Take Two Apps and Call Me in the Morning
People have been whispering about it for some time; now it seems it has come to pass. We are entering the era of the prescription app. The FDA is currently approving a growing number of apps to be prescribed by doctors and covered by insurance.
How would this work? Consider DiabetesManager, a smartphone app that records essential data such as blood glucose levels, then forwards those figures to the appropriate doctors and makes recommendations based on common patterns.
It turns out that simple programs like these can save a bundle on healthcare, both for individuals and for the nation as a whole. The beauty part? A growing suite of peripheral devices, such as glucose monitors, can hook into your Android and iOS phones and do the heavy lifting for you—no manual input required.
Part of this trend will require a paradigm shift in our thinking. Instead of imagining the classic prescription—a bottle of pills—it’s useful to think of an app prescription more like a medical device in your home. It’s not penicillin, in other words; it’s a CPAP, or a respirator, or an infusion pump.
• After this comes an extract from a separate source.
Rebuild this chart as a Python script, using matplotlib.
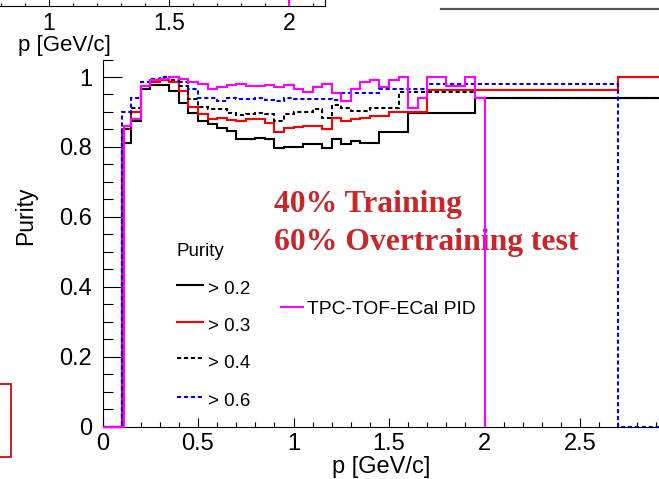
import matplotlib
matplotlib.use("Agg")
import matplotlib.pyplot as plt
from matplotlib.lines import Line2D
from matplotlib.patches import Rectangle
from matplotlib.ticker import MultipleLocator

plt.rcParams["font.family"] = ["Liberation Sans", "DejaVu Sans"]
plt.rcParams["lines.scale_dashes"] = False

# ---------------------------------------------------------------- data
# purity > 0.2 (black solid)
p02_edges = [0, 0.10, 0.15, 0.20, 0.25, 0.30, 0.35, 0.40, 0.45, 0.50, 0.55,
             0.60, 0.65, 0.70, 0.75, 0.80, 0.85, 0.90, 0.95, 1.00, 1.05,
             1.10, 1.15, 1.20, 1.25, 1.30, 1.35, 1.45, 1.60, 1.95, 3.00]
p02_vals = [0, 0.810, 0.875, 0.965, 0.978, 0.978, 0.961, 0.927, 0.898, 0.874,
            0.865, 0.855, 0.846, 0.822, 0.822, 0.826, 0.822, 0.798, 0.800,
            0.800, 0.808, 0.808, 0.798, 0.822, 0.808, 0.817, 0.810, 0.842,
            0.897, 0.941]

# purity > 0.3 (red solid)
p03_edges = [0, 0.10, 0.15, 0.20, 0.25, 0.30, 0.35, 0.40, 0.45, 0.50, 0.55,
             0.60, 0.65, 0.70, 0.75, 0.80, 0.85, 0.90, 0.95, 1.00, 1.05,
             1.10, 1.15, 1.20, 1.25, 1.30, 1.35, 1.40, 1.50, 1.70, 2.70, 3.00]
p03_vals = [0, 0.850, 0.900, 0.975, 0.985, 0.990, 0.985, 0.961, 0.913, 0.894,
            0.879, 0.884, 0.877, 0.874, 0.879, 0.879, 0.869, 0.843, 0.855,
            0.857, 0.860, 0.860, 0.852, 0.884, 0.874, 0.879, 0.884, 0.889,
            0.900, 0.964, 1.000]

# purity > 0.4 (black dashed)
p04_edges = [0, 0.10, 0.15, 0.20, 0.25, 0.30, 0.35, 0.40, 0.45, 0.50, 0.55,
             0.60, 0.65, 0.70, 0.75, 0.80, 0.85, 0.90, 0.95, 1.00, 1.05,
             1.10, 1.15, 1.20, 1.25, 1.30, 1.40, 1.55, 1.95, 3.00]
p04_vals = [0, 0.850, 0.910, 0.975, 0.990, 0.995, 0.990, 0.975, 0.937, 0.913,
            0.908, 0.908, 0.898, 0.891, 0.895, 0.898, 0.895, 0.874, 0.893,
            0.901, 0.901, 0.908, 0.884, 0.920, 0.912, 0.903, 0.912, 0.958,
            0.940]

# purity > 0.6 (blue dashed)
p06_edges = [0, 0.10, 0.15, 0.20, 0.25, 0.30, 0.35, 0.40, 0.45, 0.50, 0.55,
             0.60, 0.65, 0.70, 0.75, 0.80, 0.85, 0.90, 0.95, 1.00, 1.05,
             1.10, 1.15, 1.20, 1.25, 1.45, 1.70, 2.70, 3.00]
p06_vals = [0, 0.900, 0.940, 0.985, 0.995, 1.000, 1.000, 0.985, 0.965, 0.940,
            0.940, 0.932, 0.941, 0.937, 0.937, 0.941, 0.935, 0.930, 0.941,
            0.937, 0.937, 0.937, 0.937, 0.935, 0.953, 0.965, 0.980, 0.0]

# TPC-TOF-ECal PID (magenta)
pid_edges = [0, 0.115, 0.15, 0.20, 0.25, 0.30, 0.35, 0.40, 0.45, 0.50, 0.55,
             0.60, 0.65, 0.70, 0.75, 0.80, 0.85, 0.90, 0.95, 1.00, 1.05,
             1.10, 1.15, 1.20, 1.25, 1.30, 1.35, 1.40, 1.45, 1.50, 1.55,
             1.60, 1.65, 1.70, 1.75, 1.80, 1.85, 1.90, 1.95, 2.00]
pid_vals = [0, 0.860, 0.880, 0.975, 0.990, 0.995, 1.000, 0.995, 0.985, 0.980,
            0.966, 0.971, 0.978, 0.981, 0.973, 0.973, 0.978, 0.971, 0.978,
            0.966, 0.956, 0.971, 0.981, 0.955, 0.930, 0.965, 0.985, 0.990,
            0.972, 0.990, 1.000, 0.910, 0.940, 1.000, 1.000, 0.975, 0.975,
            1.000, 0.940]

x_ticks = [0, 0.5, 1, 1.5, 2, 2.5]
x_ticklabels = ["0", "0.5", "1", "1.5", "2", "2.5"]
y_ticks = [0, 0.2, 0.4, 0.6, 0.8, 1.0]
y_ticklabels = ["0", "0.2", "0.4", "0.6", "0.8", "1"]

prev_ticks = [1, 1.5, 2]
prev_ticklabels = ["1", "1.5", "2"]

legend_labels = ["> 0.2", "> 0.3", "> 0.4", "> 0.6"]

# ---------------------------------------------------------------- layout
W, H = 659, 479
fig = plt.figure(figsize=(W / 100, H / 100), dpi=100)


def fx(x):
    return x / W


def fy(y):
    return 1 - y / H


MAGENTA = "#ff00ff"
RED = "#ff0000"
BLUE = "#0000ff"
TEXT_RED = "#c8262a"
DASH = (0, (3, 2))
LW = 1.5
AXLW = 0.8

# main frame: p = 0 at x=102.5 px, 191 px per GeV/c; purity 0 at y=426.5 px
X0, XS = 102.5, 191.0
Y0, YS = 426.5, 349.5
ax = fig.add_axes([fx(X0), fy(Y0), XS * 3.0 / W, YS * 1.05 / H])
ax.set_xlim(0, 3.0)
ax.set_ylim(0, 1.05)
ax.patch.set_alpha(0)
for s in ("top", "right"):
    ax.spines[s].set_visible(False)
for s in ("left", "bottom"):
    ax.spines[s].set_linewidth(AXLW)

ax.set_xticks(x_ticks)
ax.set_xticklabels(x_ticklabels)
ax.set_yticks(y_ticks)
ax.set_yticklabels(y_ticklabels)
ax.xaxis.set_minor_locator(MultipleLocator(0.1))
ax.yaxis.set_minor_locator(MultipleLocator(0.05))
ax.tick_params(axis="x", which="major", direction="in", length=6.8,
               width=AXLW, pad=4.5, labelsize=17)
ax.tick_params(axis="x", which="minor", direction="in", length=3.6,
               width=AXLW)
ax.tick_params(axis="y", which="major", direction="in", length=13.7,
               width=AXLW, pad=7.5, labelsize=17)
ax.tick_params(axis="y", which="minor", direction="in", length=7.2,
               width=AXLW)

ax.stairs(p02_vals, p02_edges, baseline=0, color="black", lw=LW,
          clip_on=False, zorder=2.1)
ax.stairs(p03_vals, p03_edges, baseline=0, color=RED, lw=LW,
          clip_on=False, zorder=2.2)
ax.stairs(p04_vals, p04_edges, baseline=0, color="black", lw=LW,
          linestyle=DASH, clip_on=False, zorder=2.3)
ax.stairs(p06_vals, p06_edges, baseline=0, color=BLUE, lw=LW,
          linestyle=DASH, clip_on=False, zorder=2.4)
ax.stairs(pid_vals, pid_edges, baseline=0, color=MAGENTA, lw=LW,
          clip_on=False, zorder=2.6)

# annotation (sits under the histograms)
ax.text(fx(274), fy(212), "40% Training", transform=fig.transFigure,
        ha="left", va="baseline", fontsize=22.8, fontweight="bold",
        family=["Liberation Serif", "DejaVu Serif"], color=TEXT_RED,
        zorder=1.8)
ax.text(fx(274), fy(250), "60% Overtraining test", transform=fig.transFigure,
        ha="left", va="baseline", fontsize=22.8, fontweight="bold",
        family=["Liberation Serif", "DejaVu Serif"], color=TEXT_RED,
        zorder=1.8)

# axis titles
fig.text(fx(332), fy(467), "p [GeV/c]", ha="left", va="center", fontsize=17)
fig.text(fx(26), fy(216), "Purity", rotation=90, ha="center", va="center",
         fontsize=16.5)

# legend: purity cuts
fig.text(fx(176), fy(252), "Purity", ha="left", va="center", fontsize=13.5)
leg_styles = [("black", "-"), (RED, "-"), ("black", DASH), (BLUE, DASH)]
leg_y = [285, 321.5, 358, 396.5]
for (c, ls), lab, yy in zip(leg_styles, legend_labels, leg_y):
    fig.add_artist(Line2D([fx(177), fx(203)], [fy(yy), fy(yy)], color=c,
                          lw=LW, linestyle=ls))
    fig.text(fx(208), fy(yy + 5), lab, ha="left", va="center", fontsize=13.5)

# legend: PID curve
fig.add_artist(Line2D([fx(281), fx(303)], [fy(307), fy(307)], color=MAGENTA,
                      lw=LW))
fig.text(fx(307), fy(309), "TPC-TOF-ECal PID", ha="left", va="center",
         fontsize=13.9)

# neighbouring pad above: its momentum axis (1 GeV/c at x=49 px, 240 px/unit)
L_PX, R_PX = -40.0, 325.0


def prev_p(px):
    return 1 + (px - 49.0) / 240.0


ax2 = fig.add_axes([fx(L_PX), fy(6), (R_PX - L_PX) / W, 0.3])
ax2.set_xlim(prev_p(L_PX), prev_p(R_PX))
ax2.set_ylim(0, 1)
ax2.patch.set_alpha(0)
ax2.spines["top"].set_visible(False)
ax2.spines["left"].set_visible(False)
ax2.spines["bottom"].set_linewidth(AXLW)
ax2.spines["right"].set_linewidth(AXLW)
ax2.set_yticks([])
ax2.set_xticks(prev_ticks)
ax2.set_xticklabels(prev_ticklabels)
ax2.xaxis.set_minor_locator(MultipleLocator(0.1))
ax2.tick_params(axis="x", which="major", direction="in", length=8,
                width=AXLW, pad=4.5, labelsize=16.5)
ax2.tick_params(axis="x", which="minor", direction="in", length=2.4,
                width=AXLW)
ax2.axvline(2.0, color=MAGENTA, lw=LW)
fig.text(fx(18), fy(45.5), "p [GeV/c]", ha="left", va="center", fontsize=16)

# neighbouring pad on the right: edge of its legend box
fig.add_artist(Line2D([fx(441), fx(665)], [fy(9), fy(9)], color="#555555",
                      lw=1.6))

# neighbouring pad bottom-left: red frame
fig.add_artist(Rectangle((fx(-20), fy(457)), 31 / W, (457 - 384) / H,
                         transform=fig.transFigure, fill=False,
                         edgecolor=TEXT_RED, lw=1.5))

fig.savefig("out.png", dpi=100)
But instead of a giant, wheezing machine, these apps leverage your smartphone’s natural computing firepower and network connectivity to do their work:
“It is intuitive to people, the idea of a prescription,” said Lee H. Perlman, managing director of Happtique, a subsidiary of the business arm of the Greater New York Hospital Association. Happtique is creating a system to allow doctors to prescribe apps, and Mr. Perlman suggested that a change in the way people think about medicine might be required: “We’re basically saying that pills can also be information, that pills can also be connectivity.”
Of course there are lots of regulatory hurdles ahead for the coming wave of medical apps, not to mention several potential issues with hardware, software, training and compliance. Still, it is an interesting look at where medicine is heading, and yet another signal that the convergence of smartphones and healthcare is well underway.